Professor Connie Van Fleet passed away on February 5, 20103 after a short illness. The School and the Oklahoma, national, and international library communities will miss her keen intellect, her passion for libraries, her devotion to her students and her work, and her generosity of spirit. 

Connie received her bachelor’s degree in psychology from OU in 1972 and worked as a branch manager at the New Orleans Public Library from 1982 until 1985. She received her MLIS from Louisiana State University in 1987 and her Ph.D. at Indiana University in 1990.  She held tenured faculty positions at Louisiana State University and Kent State University before joining the OU SLIS faculty in 2000. In her research and her professional life, Connie focused her efforts on public library services, intellectual freedom, reader’s advisory work, library services to special populations, and library evaluation. 
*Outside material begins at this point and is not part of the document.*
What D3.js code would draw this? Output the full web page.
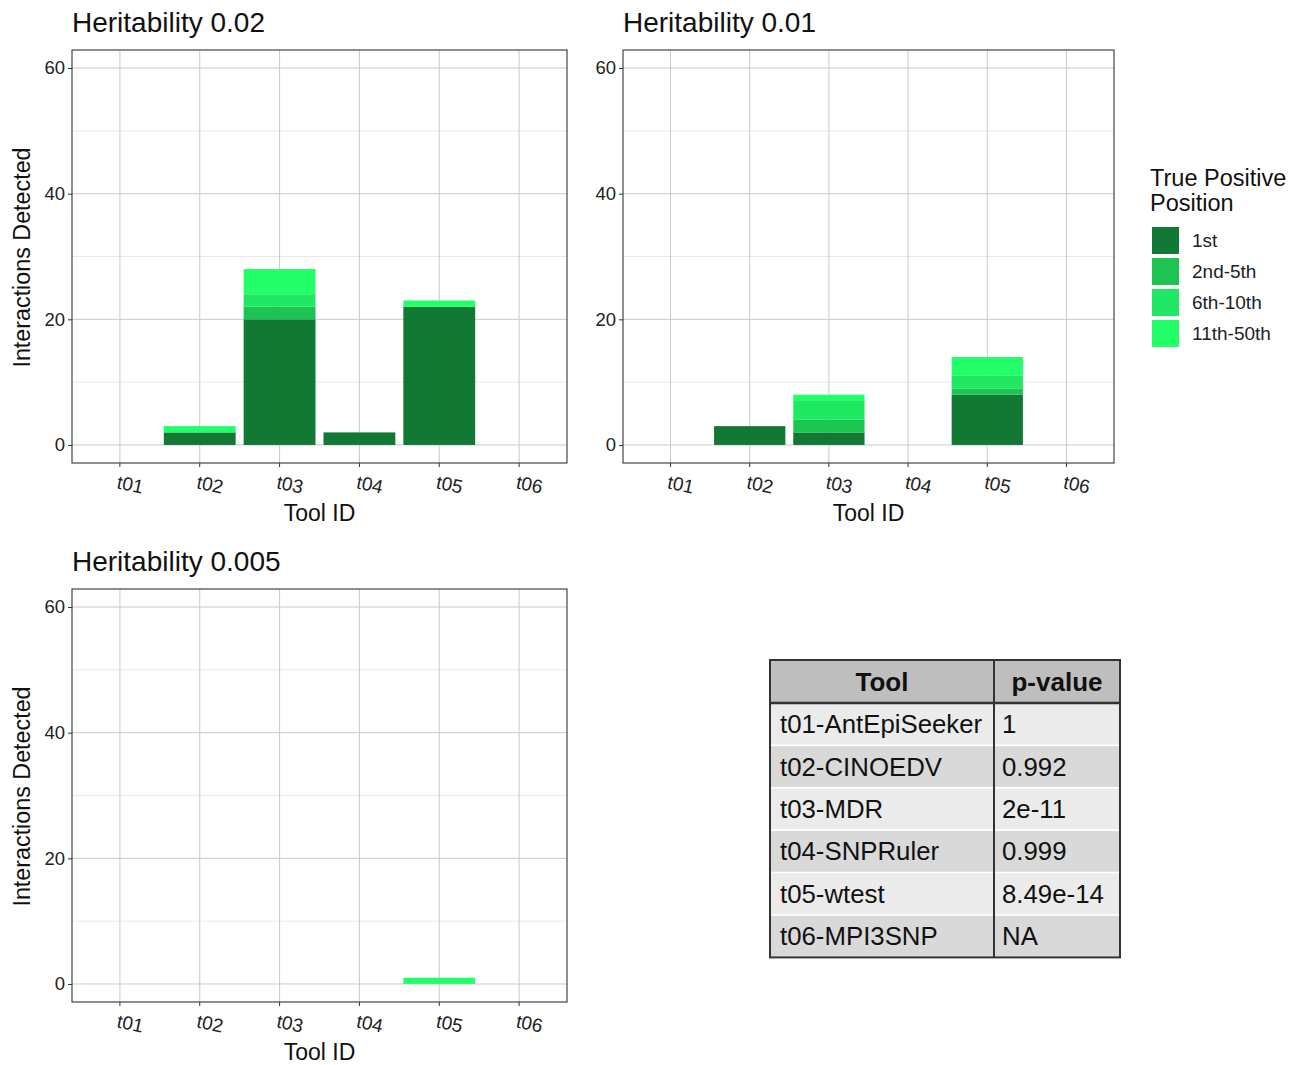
<!DOCTYPE html>
<html>
<head>
<meta charset="utf-8">
<script src="https://cdn.jsdelivr.net/npm/d3@7"></script>
<style>
  body { margin: 0; background: #fff; }
  svg { font-family: "Liberation Sans", Arial, Helvetica, sans-serif; }
</style>
</head>
<body>
<svg id="chart" width="1303" height="1065"></svg>
<script>
// tools along the x axis
const tools = ['t01', 't02', 't03', 't04', 't05', 't06'];
const positions = ['1st', '2nd-5th', '6th-10th', '11th-50th'];
const posColors = ['#117934', '#1dc452', '#20e862', '#23ff68'];

// heritability 0.02
const h002_1st = [0, 2, 20, 2, 22, 0];
const h002_2to5 = [0, 0, 2, 0, 0, 0];
const h002_6to10 = [0, 0, 2, 0, 0, 0];
const h002_11to50 = [0, 1, 4, 0, 1, 0];

// heritability 0.01
const h001_1st = [0, 3, 2, 0, 8, 0];
const h001_2to5 = [0, 0, 2, 0, 1, 0];
const h001_6to10 = [0, 0, 3, 0, 2, 0];
const h001_11to50 = [0, 0, 1, 0, 3, 0];

// heritability 0.005
const h0005_1st = [0, 0, 0, 0, 0, 0];
const h0005_2to5 = [0, 0, 0, 0, 0, 0];
const h0005_6to10 = [0, 0, 0, 0, 0, 0];
const h0005_11to50 = [0, 0, 0, 0, 1, 0];

const yTicks = [0, 20, 40, 60];
const yMinor = [10, 30, 50];

// summary table
const tableHeader = ['Tool', 'p-value'];
const tableTools = ['t01-AntEpiSeeker', 't02-CINOEDV', 't03-MDR', 't04-SNPRuler', 't05-wtest', 't06-MPI3SNP'];
const tablePvals = ['1', '0.992', '2e-11', '0.999', '8.49e-14', 'NA'];

const svg = d3.select('#chart');

function rows(a, b, c, d) {
  return tools.map((t, i) => ({ tool: t, '1st': a[i], '2nd-5th': b[i], '6th-10th': c[i], '11th-50th': d[i] }));
}

const panels = [
  { title: 'Heritability 0.02', x: 72, y: 50, w: 495, h: 413, ytitle: true, data: rows(h002_1st, h002_2to5, h002_6to10, h002_11to50) },
  { title: 'Heritability 0.01', x: 623, y: 50, w: 491, h: 413, ytitle: false, data: rows(h001_1st, h001_2to5, h001_6to10, h001_11to50) },
  { title: 'Heritability 0.005', x: 72, y: 589, w: 495, h: 413, ytitle: true, data: rows(h0005_1st, h0005_2to5, h0005_6to10, h0005_11to50) }
];

const color = d3.scaleOrdinal().domain(positions).range(posColors);

panels.forEach(p => {
  const g = svg.append('g').attr('transform', `translate(${p.x},${p.y})`);

  const x = d3.scaleBand().domain(tools).range([0, p.w]).paddingInner(0.1).paddingOuter(0.15);
  const y = d3.scaleLinear().domain([-2.87, 62.87]).range([p.h, 0]);

  // grid
  g.selectAll('.minor').data(yMinor).join('line')
    .attr('x1', 0).attr('x2', p.w)
    .attr('y1', d => y(d)).attr('y2', d => y(d))
    .attr('stroke', '#e2e2e2').attr('stroke-width', 0.8);
  g.selectAll('.major').data(yTicks).join('line')
    .attr('x1', 0).attr('x2', p.w)
    .attr('y1', d => y(d)).attr('y2', d => y(d))
    .attr('stroke', '#cacaca').attr('stroke-width', 1);
  g.selectAll('.vgrid').data(tools).join('line')
    .attr('x1', d => x(d) + x.bandwidth() / 2).attr('x2', d => x(d) + x.bandwidth() / 2)
    .attr('y1', 0).attr('y2', p.h)
    .attr('stroke', '#cacaca').attr('stroke-width', 1);

  // stacked bars
  const series = d3.stack().keys(positions)(p.data);
  g.append('g').selectAll('g').data(series).join('g')
    .attr('fill', d => color(d.key))
    .selectAll('rect').data(d => d).join('rect')
    .attr('x', d => x(d.data.tool))
    .attr('width', x.bandwidth())
    .attr('y', d => y(d[1]))
    .attr('height', d => y(d[0]) - y(d[1]));

  // border
  g.append('rect').attr('width', p.w).attr('height', p.h)
    .attr('fill', 'none').attr('stroke', '#333').attr('stroke-width', 1.1);

  // y axis
  const ya = g.append('g').call(d3.axisLeft(y).tickValues(yTicks).tickSize(4).tickPadding(3));
  ya.select('.domain').remove();
  ya.selectAll('line').attr('stroke', '#333');
  ya.selectAll('text').attr('font-size', 18.5).attr('fill', '#222').attr('font-family', null);

  // x axis
  const xa = g.append('g').attr('transform', `translate(0,${p.h})`)
    .call(d3.axisBottom(x).tickSize(4).tickPadding(0));
  xa.select('.domain').remove();
  xa.selectAll('line').attr('stroke', '#333');
  xa.selectAll('text')
    .attr('font-size', 19).attr('fill', '#222').attr('font-family', null)
    .attr('dy', null).attr('y', 0)
    .attr('text-anchor', 'middle')
    .attr('transform', 'translate(9,28) rotate(12)');

  g.append('text').attr('x', p.w / 2).attr('y', p.h + 58)
    .attr('text-anchor', 'middle').attr('font-size', 23).attr('fill', '#111')
    .text('Tool ID');

  g.append('text').attr('x', 0).attr('y', -18)
    .attr('font-size', 28).attr('fill', '#111')
    .text(p.title);

  if (p.ytitle) {
    g.append('text')
      .attr('transform', `translate(${-42},${p.h / 2 + 1}) rotate(-90)`)
      .attr('text-anchor', 'middle').attr('font-size', 23.3).attr('fill', '#111')
      .text('Interactions Detected');
  }
});

// legend
const lg = svg.append('g').attr('transform', 'translate(1150,0)');
lg.append('text').attr('x', 0).attr('y', 186).attr('font-size', 23.5).attr('fill', '#111').text('True Positive');
lg.append('text').attr('x', 0).attr('y', 211).attr('font-size', 23.5).attr('fill', '#111').text('Position');
const keys = lg.selectAll('.key').data(positions).join('g')
  .attr('transform', (d, i) => `translate(2,${227 + i * 31})`);
keys.append('rect').attr('width', 27).attr('height', 27).attr('fill', d => color(d));
keys.append('text').attr('x', 40).attr('y', 20).attr('font-size', 19).attr('fill', '#222').text(d => d);

// table
const tx = 770, ty = 660, col1 = 224, col2 = 126, headH = 43, rowH = 42.4;
const tg = svg.append('g').attr('transform', `translate(${tx},${ty})`);
tg.append('rect').attr('width', col1 + col2).attr('height', headH).attr('fill', '#bebebe');
tableTools.forEach((t, i) => {
  tg.append('rect').attr('x', 0).attr('y', headH + i * rowH)
    .attr('width', col1 + col2).attr('height', rowH)
    .attr('fill', i % 2 === 0 ? '#ebebeb' : '#d9d9d9')
    .attr('stroke', '#fff').attr('stroke-width', 1.5);
  tg.append('text').attr('x', 10).attr('y', headH + i * rowH + rowH / 2 + 9)
    .attr('font-size', 25.8).attr('fill', '#111').text(t);
  tg.append('text').attr('x', col1 + 8).attr('y', headH + i * rowH + rowH / 2 + 9)
    .attr('font-size', 25.8).attr('fill', '#111').text(tablePvals[i]);
});
tg.selectAll('.hd').data(tableHeader).join('text')
  .attr('x', (d, i) => i === 0 ? col1 / 2 : col1 + col2 / 2)
  .attr('y', headH / 2 + 9)
  .attr('text-anchor', 'middle').attr('font-size', 26).attr('font-weight', 'bold').attr('fill', '#111')
  .text(d => d);
const totalH = headH + rowH * tableTools.length;
tg.append('line').attr('x1', 0).attr('x2', col1 + col2).attr('y1', headH).attr('y2', headH)
  .attr('stroke', '#333').attr('stroke-width', 2.5);
tg.append('line').attr('x1', col1).attr('x2', col1).attr('y1', 0).attr('y2', totalH)
  .attr('stroke', '#333').attr('stroke-width', 2);
tg.append('rect').attr('width', col1 + col2).attr('height', totalH)
  .attr('fill', 'none').attr('stroke', '#333').attr('stroke-width', 2);
</script>
</body>
</html>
She was co-author of five books and was a contributor to more than 100 additional publications and more than 100 professional presentations. She frequently co-authored publications with students, former students, and professional colleagues. Along with her husband, Danny Wallace, she was co-editor of RQ and its successor, Reference & User Services Quarterly, the official journal of the Reference & User Services Association, from 1991 to 1997 and from 2000 to 2006.

Connie’s professional recognitions include the Association for Library and Information Science Education (ALISE) Service Award and the ALISE Award for Teaching Excellence, making her the only individual to receive both awards. She also received the American Library Association/Reference & User Services Association Margaret E. Monroe Library Adult Services Award. She was active in many professional associations, including the Oklahoma Library Association. She served as ALISE President from 2007 to 2008 and served on the Council of the American Library Association from 1998 to 2002.

But Connie’s greatest legacy lies in the relationships she built as teacher, friend, mother, daughter, sister, and wife. As a former student says, “Connie’s friendship was so precious, and yet she wasn’t at all stingy with it. She had a remarkable ability to draw people to her, to make sincere connections, and to make everyone who had the privilege of knowing her feel valued.”